The impressive third feature by Chinese filmmaker Li Xiaofeng following “Ash” and “Nezha,” “Back to the Wharf” examines the devastating impact of a violent act. Centered on a guilt-wracked 33-year-old man returning to the seaside hometown he fled 15 years prior, this brooding drama about morality and family honor is set against the backdrop of sweeping economic change in China during the ’90s and early 21st century. After debuting at Shanghai in June, “Wharf” opened domestically in November and performed respectably against patriotic blockbusters “The Sacrifice” and “My People, My Homeland.” Festival programmers and VOD buyers should give it a look.

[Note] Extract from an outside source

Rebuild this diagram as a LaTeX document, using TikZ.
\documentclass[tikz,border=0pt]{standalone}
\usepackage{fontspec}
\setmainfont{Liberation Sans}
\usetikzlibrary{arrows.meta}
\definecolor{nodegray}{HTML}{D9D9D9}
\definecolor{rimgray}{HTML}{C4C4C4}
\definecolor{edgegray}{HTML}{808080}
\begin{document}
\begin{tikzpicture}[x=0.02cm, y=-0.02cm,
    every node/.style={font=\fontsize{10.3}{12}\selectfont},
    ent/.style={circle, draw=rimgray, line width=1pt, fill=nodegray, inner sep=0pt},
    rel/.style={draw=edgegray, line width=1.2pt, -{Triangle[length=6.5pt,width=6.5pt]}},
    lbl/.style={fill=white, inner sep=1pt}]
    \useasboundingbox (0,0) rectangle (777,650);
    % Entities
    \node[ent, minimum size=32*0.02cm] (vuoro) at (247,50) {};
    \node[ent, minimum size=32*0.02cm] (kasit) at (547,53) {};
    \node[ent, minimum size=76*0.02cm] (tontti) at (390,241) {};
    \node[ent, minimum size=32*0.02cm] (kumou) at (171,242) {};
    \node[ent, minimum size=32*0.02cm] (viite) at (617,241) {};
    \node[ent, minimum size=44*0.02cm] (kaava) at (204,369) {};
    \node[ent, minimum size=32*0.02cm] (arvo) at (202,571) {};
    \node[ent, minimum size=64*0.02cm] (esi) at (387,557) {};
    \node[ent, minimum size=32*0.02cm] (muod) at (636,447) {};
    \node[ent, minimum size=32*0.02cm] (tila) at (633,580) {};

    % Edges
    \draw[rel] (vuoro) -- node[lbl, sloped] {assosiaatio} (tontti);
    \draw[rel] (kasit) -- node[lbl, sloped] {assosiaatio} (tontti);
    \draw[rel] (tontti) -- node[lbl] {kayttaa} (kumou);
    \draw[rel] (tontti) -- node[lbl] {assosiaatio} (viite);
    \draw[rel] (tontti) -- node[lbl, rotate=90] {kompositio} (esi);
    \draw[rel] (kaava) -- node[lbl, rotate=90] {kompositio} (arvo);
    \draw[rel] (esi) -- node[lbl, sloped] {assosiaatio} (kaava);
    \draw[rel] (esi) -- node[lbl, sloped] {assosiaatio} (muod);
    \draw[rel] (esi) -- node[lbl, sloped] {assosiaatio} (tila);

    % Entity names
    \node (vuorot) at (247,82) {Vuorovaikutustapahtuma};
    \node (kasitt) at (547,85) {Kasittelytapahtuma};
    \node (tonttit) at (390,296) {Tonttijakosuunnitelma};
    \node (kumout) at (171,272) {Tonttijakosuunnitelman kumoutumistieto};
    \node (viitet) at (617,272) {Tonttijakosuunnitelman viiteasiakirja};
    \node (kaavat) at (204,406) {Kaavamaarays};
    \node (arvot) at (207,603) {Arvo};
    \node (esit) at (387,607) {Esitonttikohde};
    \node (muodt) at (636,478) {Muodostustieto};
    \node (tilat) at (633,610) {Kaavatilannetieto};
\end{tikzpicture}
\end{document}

The son of a midlevel official in a coastal fishing town, Song Hao (Zhou Zhengjie) is a bright student who’s robbed of the automatic college place he has rightfully earned. His position has been given to close friend Li Tang (Gao Yuhang), the son of powerful local mayor Li Weiguo (Jin Hui). In a feeble attempt to dress up his unethical decision as some kind of long-term benefit for the school, Song Hao’s headmaster (Zhou Jianya) tells the boy, “I prioritize the collective over the individual.”
Things go from bad to catastrophic in the first of many scenes taking place in pelting rain and howling wind that serve as visual metaphors for the protagonist’s sorrows and struggles. Intending to visit Li Tang’s upmarket home, Song Hao accidentally enters the wrong house and is mistaken for a burglar. In the confusion, Song Hao stabs owner Wan Yuliang (Zhao Longhao), who later dies. With his father Song Jianhui (Wang Yanhui) also implicated in this crime, which could ruin his career and destroy the family’s reputation, Song Hao flees to faraway Guangzhou, where he takes a lowly job in a masonry factory. Unbeknownst to father and son, Li Tang is aware of their transgressions and has chosen to remain silent.

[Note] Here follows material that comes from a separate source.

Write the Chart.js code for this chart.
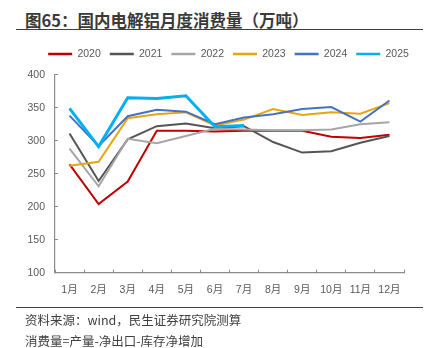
<!DOCTYPE html>
<html>
<head>
<meta charset="utf-8">
<script src="https://cdn.jsdelivr.net/npm/chart.js@4/dist/chart.umd.min.js"></script>
<style>
  html, body { margin: 0; padding: 0; background: #ffffff; }
  #wrap { position: relative; width: 439px; height: 348px; overflow: hidden; background: #fff; }
  #c { position: absolute; left: 0; top: 0; }
  .title { position: absolute; left: 25px; top: 9px; font-family: "Noto Sans CJK SC", sans-serif; font-weight: bold; font-size: 16.5px; line-height: 22px; color: #3a3a3a; white-space: nowrap; }
  .rule { position: absolute; left: 16px; width: 407px; background: #404040; }
  .note { position: absolute; left: 25px; font-family: "Noto Sans CJK SC", sans-serif; font-size: 12.5px; line-height: 16px; color: #404040; white-space: nowrap; }
</style>
</head>
<body>
<div id="wrap">
  <div class="title">图65：国内电解铝月度消费量（万吨）</div>
  <div class="rule" style="top:28.5px;height:1.6px;"></div>
  <canvas id="c" width="439" height="348"></canvas>
  <div class="rule" style="top:307px;height:1.2px;"></div>
  <div class="note" style="top:312px;">资料来源：wind，民生证券研究院测算</div>
  <div class="note" style="top:333px;">消费量=产量-净出口-库存净增加</div>
</div>
<script>
const months = ['1月','2月','3月','4月','5月','6月','7月','8月','9月','10月','11月','12月'];
const seriesNames = ['2020','2021','2022','2023','2024','2025'];
const v2020 = [264, 204, 238, 315, 315, 314, 315, 315, 315, 306, 304, 309];
const v2021 = [311, 239, 302, 322, 326, 319, 322, 298, 282, 284, 297, 307];
const v2022 = [288, 231, 303, 296, 307, 318, 317, 316, 316, 317, 325, 328];
const v2023 = [262, 268, 334, 340, 343, 323, 332, 348, 339, 343, 341, 357];
const v2024 = [338, 292, 337, 347, 344, 325, 335, 340, 348, 351, 329, 361];
const v2025 = [349, 291, 365, 364, 368, 321, 323];
const yTicks = [100, 150, 200, 250, 300, 350, 400];

const colors = ['#C00000', '#555555', '#A6A6A6', '#E6A612', '#4472C4', '#00B0F0'];
const widths = [2, 2, 2, 2, 2, 3];
const values = [v2020, v2021, v2022, v2023, v2024, v2025];

const font = { family: '"Liberation Sans", "Noto Sans CJK SC", sans-serif', size: 10.5 };
const axisColor = '#8C8C8C';

const datasets = seriesNames.map((name, i) => ({
  label: name,
  data: values[i],
  borderColor: colors[i],
  backgroundColor: colors[i],
  borderWidth: widths[i],
  pointRadius: 0,
  pointHoverRadius: 0,
  tension: 0,
  fill: false,
  order: seriesNames.length - i
}));

new Chart(document.getElementById('c'), {
  type: 'line',
  data: { labels: months, datasets },
  options: {
    responsive: false,
    animation: false,
    events: [],
    layout: { padding: { left: 18, right: 0, top: 39.75, bottom: 0 } },
    plugins: {
      tooltip: { enabled: false },
      title: { display: false },
      legend: {
        display: true,
        position: 'top',
        fullSize: true,
        labels: {
          font: font,
          color: '#595959',
          boxWidth: 24,
          boxHeight: 2.5,
          padding: 9,
          sort: (a, b) => a.datasetIndex - b.datasetIndex,
          generateLabels: (chart) => {
            const items = Chart.defaults.plugins.legend.labels.generateLabels(chart);
            items.forEach(it => { it.lineWidth = 0; it.strokeStyle = 'rgba(0,0,0,0)'; });
            return items;
          }
        }
      }
    },
    scales: {
      x: {
        type: 'category',
        position: 'bottom',
        offset: true,
        grid: { display: true, drawOnChartArea: false, drawTicks: true, tickLength: -3, offset: true, color: axisColor, lineWidth: 1 },
        border: { display: true, color: axisColor, width: 1.2 },
        ticks: { font: font, color: '#595959', padding: 14.5, maxRotation: 0, autoSkip: false },
        afterFit: (s) => { s.height = 75.3; }
      },
      x2: {
        type: 'category',
        position: 'top',
        display: true,
        grid: { display: false, drawTicks: false },
        border: { display: false },
        ticks: { display: false },
        afterFit: (s) => { s.height = 5.45; }
      },
      y: {
        type: 'linear',
        position: 'left',
        min: 100,
        max: 400,
        afterBuildTicks: (s) => { s.ticks = yTicks.map(v => ({ value: v })); },
        grid: { display: true, drawOnChartArea: false, drawTicks: true, tickLength: -3, color: axisColor, lineWidth: 1 },
        border: { display: true, color: axisColor, width: 1.2 },
        ticks: { font: font, color: '#595959', padding: 13 },
        afterFit: (s) => { s.width = 37; }
      },
      y2: {
        type: 'linear',
        position: 'right',
        display: true,
        min: 100,
        max: 400,
        grid: { display: false, drawTicks: false },
        border: { display: false },
        ticks: { display: false },
        afterFit: (s) => { s.width = 35; }
      }
    }
  }
});
</script>
</body>
</html>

With that key piece of information fresh in viewers’ minds, the story fast-forwards 15 years to 2007. Crushing guilt and despair are etched into the stony face of Song Hao (now played in a finely controlled performance by Zhang Yu, “Dying to Survive”). After all this time away, the morose Song Hao has been called home for the funeral of his mother (Chen Jin).
Before switching back to crime movie mode, Li and co-writer Yu Xin give plenty of breathing space for Sang Ho to re-establish a relationship with his now-powerful father, and to make an intriguing connection with Wan Xiaoning (Deng Enxi), the troubled teenage daughter of his accidental victim. He also gets a shot at something resembling romance with old school friend Pan Xiaoshuang (Song Jia, “The Master’” 2016). The excellent Song is funny and touching as the spirited, unmarried “leftover woman” who sings up a storm at a karaoke restaurant and makes no secret of her plan to marry Song Hao, which is eventually successful.

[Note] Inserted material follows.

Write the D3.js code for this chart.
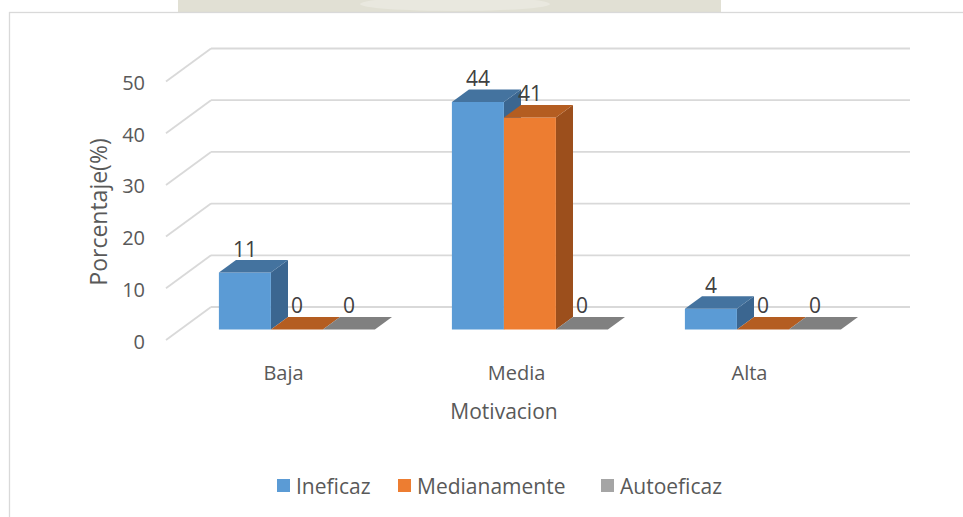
<!DOCTYPE html>
<html>
<head>
<meta charset="utf-8">
<script src="https://cdn.jsdelivr.net/npm/d3@7"></script>
<style>
  html, body { margin: 0; padding: 0; background: #fff; }
  svg { display: block; font-family: "Open Sans", "Noto Sans", sans-serif; }
</style>
</head>
<body>
<svg id="chart" width="963" height="517"></svg>
<script>
// ---- data ----
const categories = ["Baja", "Media", "Alta"];
const seriesNames = ["Ineficaz", "Medianamente", "Autoeficaz"];
const ineficaz = [11, 44, 4];
const medianamente = [0, 41, 0];
const autoeficaz = [0, 0, 0];
const yTicks = [0, 10, 20, 30, 40, 50];
const axisTitleY = "Porcentaje(%)";
const axisTitleX = "Motivacion";

const seriesValues = [ineficaz, medianamente, autoeficaz];
const colors = [
  { front: "#5B9BD5", top: "#44739F", side: "#3B6690", legend: "#5B9BD5" },
  { front: "#ED7D31", top: "#B45D21", side: "#9C4F1C", legend: "#ED7D31" },
  { front: "#A5A5A5", top: "#808080", side: "#6E6E6E", legend: "#A5A5A5" }
];

const svg = d3.select("#chart");

// watermark remnant at top (background band)
svg.append("rect").attr("x", 178).attr("y", 0).attr("width", 543).attr("height", 12)
  .attr("fill", "#E1E0D4");
svg.append("ellipse").attr("cx", 455).attr("cy", 4).attr("rx", 95).attr("ry", 7)
  .attr("fill", "#E9E8DF");

// chart border
svg.append("rect").attr("x", 9.5).attr("y", 12.5).attr("width", 970).attr("height", 520)
  .attr("fill", "#fff").attr("stroke", "#D9D9D9").attr("stroke-width", 1.3);

// ---- projection ----
const depthDX = 45, depthDY = -33;   // full floor depth (front -> back)
const x = d3.scaleBand().domain(categories).range([166, 865]);
const inner = d3.scaleBand().domain(seriesNames).range([0, 156]);
const groupOffset = (x.bandwidth() - 156) / 2;
const y = d3.scaleLinear().domain([0, 50]).range([340, 81.5]);
const P = (sx, v, z) => [sx + depthDX * z, y(v) + depthDY * z];

const g = svg.append("g");

// walls: gridlines, receding lines, tick labels
yTicks.forEach(t => {
  const a = P(x.range()[0], t, 1), b = P(x.range()[1], t, 1);
  g.append("line").attr("x1", a[0]).attr("y1", a[1]).attr("x2", b[0]).attr("y2", b[1])
    .attr("stroke", "#D9D9D9").attr("stroke-width", 1.8);
  const f = P(x.range()[0], t, 0);
  g.append("line").attr("x1", f[0]).attr("y1", f[1]).attr("x2", a[0]).attr("y2", a[1])
    .attr("stroke", "#D9D9D9").attr("stroke-width", 1.8);
  g.append("text").attr("x", 145).attr("y", f[1] + 1)
    .attr("text-anchor", "end").attr("dominant-baseline", "central")
    .attr("font-size", 20).attr("fill", "#595959").text(t);
});

// bars
const z0 = 0.32, z1 = 0.70;
const poly = pts => pts.map(p => p.join(",")).join(" ");
categories.forEach((c, ci) => {
  seriesNames.forEach((s, si) => {
    const v = seriesValues[si][ci];
    const xl = x(c) + groupOffset + inner(s);
    const xr = xl + inner.bandwidth();
    const col = colors[si];
    const bg = g.append("g");
    if (v > 0) {
      bg.append("polygon").attr("fill", col.side)
        .attr("points", poly([P(xr, 0, z0), P(xr, 0, z1), P(xr, v, z1), P(xr, v, z0)]));
      bg.append("polygon").attr("fill", col.front)
        .attr("points", poly([P(xl, 0, z0), P(xr, 0, z0), P(xr, v, z0), P(xl, v, z0)]));
    }
    bg.append("polygon").attr("fill", col.top)
      .attr("points", poly([P(xl, v, z0), P(xr, v, z0), P(xr, v, z1), P(xl, v, z1)]));
  });
});

// data labels
categories.forEach((c, ci) => {
  seriesNames.forEach((s, si) => {
    const v = seriesValues[si][ci];
    const xc = x(c) + groupOffset + inner(s) + inner.bandwidth() / 2;
    const front = P(xc, v, z0);
    const top = P(xc, v, z1);
    g.append("text").attr("x", front[0]).attr("y", top[1] - 11.5)
      .attr("text-anchor", "middle").attr("dominant-baseline", "central")
      .attr("font-size", 21).attr("fill", "#404040").text(v);
  });
});

// category labels
categories.forEach(c => {
  g.append("text").attr("x", x(c) + x.bandwidth() / 2 + 1).attr("y", 372)
    .attr("text-anchor", "middle").attr("dominant-baseline", "central")
    .attr("font-size", 20).attr("fill", "#595959").text(c);
});

// axis titles
svg.append("text").attr("x", 504).attr("y", 411)
  .attr("text-anchor", "middle").attr("dominant-baseline", "central")
  .attr("font-size", 21).attr("fill", "#595959").text(axisTitleX);
svg.append("text").attr("transform", "translate(98,212) rotate(-90)")
  .attr("text-anchor", "middle").attr("dominant-baseline", "central")
  .attr("font-size", 23).attr("fill", "#595959").text(axisTitleY);

// legend
const legendX = [277, 398, 601];
seriesNames.forEach((s, i) => {
  svg.append("rect").attr("x", legendX[i]).attr("y", 479).attr("width", 13).attr("height", 13)
    .attr("fill", colors[i].legend);
  svg.append("text").attr("x", legendX[i] + 19).attr("y", 486)
    .attr("dominant-baseline", "central").attr("font-size", 21).attr("fill", "#595959").text(s);
});
</script>
</body>
</html>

But such light and optimistic moments are far outweighed by the ticking time-bomb of Song Hao’s inevitable reunion with Li Tang (Lee Hong-Chi). In stark contrast to the decent and deeply regretful Song Hao, Li has become a shady property developer whose flashy haircut, loud purple suit and conspicuous splashing of cash embody the worst aspects of the brash, go-getting capitalist spirit in China’s new economy.
Though it spends a little too long showing Li’s counterfeit delight at his old friend’s unexpected return, the story gets firmly back on track when the welcoming smile turns to a sinister snarl and his vicious plan to blackmail Song Hao and his father is revealed.
Based on several true crime stories, “Back to the Wharf” never suggests there’s anything wrong with economic change and new opportunities. Its clear message is that ethics, morality and family honor must not be sidelined in the process. These points are powerfully enforced in the film’s bleak but entirely appropriate finale.
Well paced and moodily shot by DP Piao Songri, the film is technically excellent though let down a little by the score’s overuse of mournful trumpet solos.